Wednesday, June 17, 2009

Lee's Ferry





The last time I was on the Colorado River, or anywhere near it, was on the receding shorelines of Lake Mead back in January. Now D & I have come back to the river, at Lee's Ferry, in order to check out the free-flowing reach that links Lake Powell and Lake Mead. Glen Canyon Dam is 15 miles upstream. Lake Mead - or at least South Cove, where we will take out in two weeks - is almost 300 river miles downstream.

I've posted a full account of the trip at Grand Canyon 2009. I've also posted comments at hshipman. But I've been struggling with what to post here. Not that there aren't dozens of stories about geology and beaches and shorelines -- it's just that it's been hard to sort through it all. Too much material; too few summer evenings since we got back (four weeks tonight).

At Lee's Ferry, the Colorado emerges from the Mesozoic rocks of Glen Canyon. The river briefly runs across the Permian Kaibab Limestone, loading up on rubber rafts and maybe a little sediment from the Paria River, and then quickly begins to carve downward into the Paleozoic rocks that form Marble and Grand Canyons.
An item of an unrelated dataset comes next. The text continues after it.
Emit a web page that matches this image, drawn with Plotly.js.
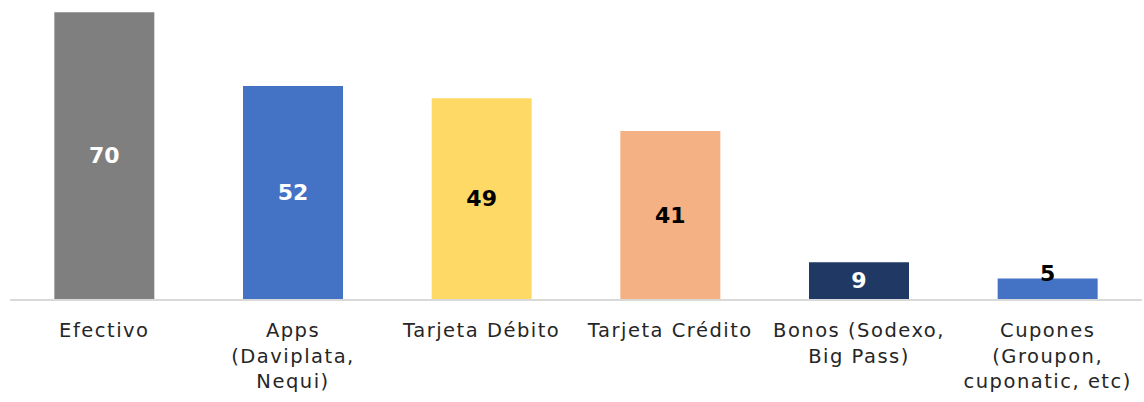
<!DOCTYPE html>
<html>
<head>
<meta charset="utf-8">
<script src="https://cdn.plot.ly/plotly-3.0.1.min.js"></script>
<style>html,body{margin:0;padding:0;background:#fff;}#chart{width:1144px;height:402px;}
.xtick text{letter-spacing:1.5px;}</style>
</head>
<body>
<div id="chart"></div>
<script>
const categories = ["Efectivo", "Apps<br>(Daviplata,<br>Nequi)", "Tarjeta Débito", "Tarjeta Crédito", "Bonos (Sodexo,<br>Big Pass)", "Cupones<br>(Groupon,<br>cuponatic, etc)"];
const values = [70, 52, 49, 41, 9, 5];
const barColors = ["#7f7f7f", "#4472c4", "#ffd966", "#f4b183", "#203864", "#4472c4"];
const labelColors = ["#ffffff", "#ffffff", "#000000", "#000000", "#ffffff", "#000000"];
const insideLabel = [true, true, true, true, true, false];

const trace = {
  type: "bar",
  x: categories,
  y: values,
  marker: {color: barColors, line: {width: 0}},
  text: values.map((v, i) => insideLabel[i] ? String(v) : ""),
  textposition: "inside",
  insidetextanchor: "middle",
  constraintext: "none",
  cliponaxis: false,
  textfont: {family: "DejaVu Sans", size: 22, color: labelColors, weight: "bold"},
  hoverinfo: "none"
};

const annotations = values.map((v, i) => insideLabel[i] ? null : {
  x: categories[i], y: v, xref: "x", yref: "y",
  text: String(v), showarrow: false, yanchor: "middle", yshift: 5,
  font: {family: "DejaVu Sans", size: 22, color: labelColors[i], weight: "bold"}
}).filter(a => a);

const layout = {
  width: 1144, height: 402,
  margin: {l: 10, r: 2, t: 0, b: 103},
  paper_bgcolor: "#ffffff", plot_bgcolor: "#ffffff",
  bargap: 0.47,
  showlegend: false,
  annotations: annotations,
  xaxis: {
    showline: true, linecolor: "#d9d9d9", linewidth: 2,
    ticks: "", showgrid: false, zeroline: false,
    ticklabelstandoff: 13,
    tickfont: {family: "DejaVu Sans", size: 19.5, color: "#262626"},
    tickangle: 0
  },
  yaxis: {
    range: [0, 73], visible: false, showgrid: false, zeroline: false
  }
};

Plotly.newPlot("chart", [trace], layout, {displayModeBar: false, staticPlot: true});
</script>
</body>
</html>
By the time we float under Navajo Bridge a few miles downstream, we have already dropped down through the Kaibab and the Toroweap formations and are beginning to see the cross-bedded dunes at the top of the Coconino sandstone. Right now these rock cliffs (470' at the bridge) are impressive, but in a few days, they will be only thin bands many thousands of feet above us at the canyons edge. The Kaibab forms the rim of the Grand Canyon.

The river runs clear at Lee's Ferry, since the load of sediment it carried from the Rocky Mountains has settled out at the upper end of Lake Powell. It runs cold, since the flow through the dam taps the deeper waters of the reservoir. And it runs regularly, since the dam allows no more and no less water to flow than dictated by the Colorado River Compact and the air conditioning needs of Phoenix.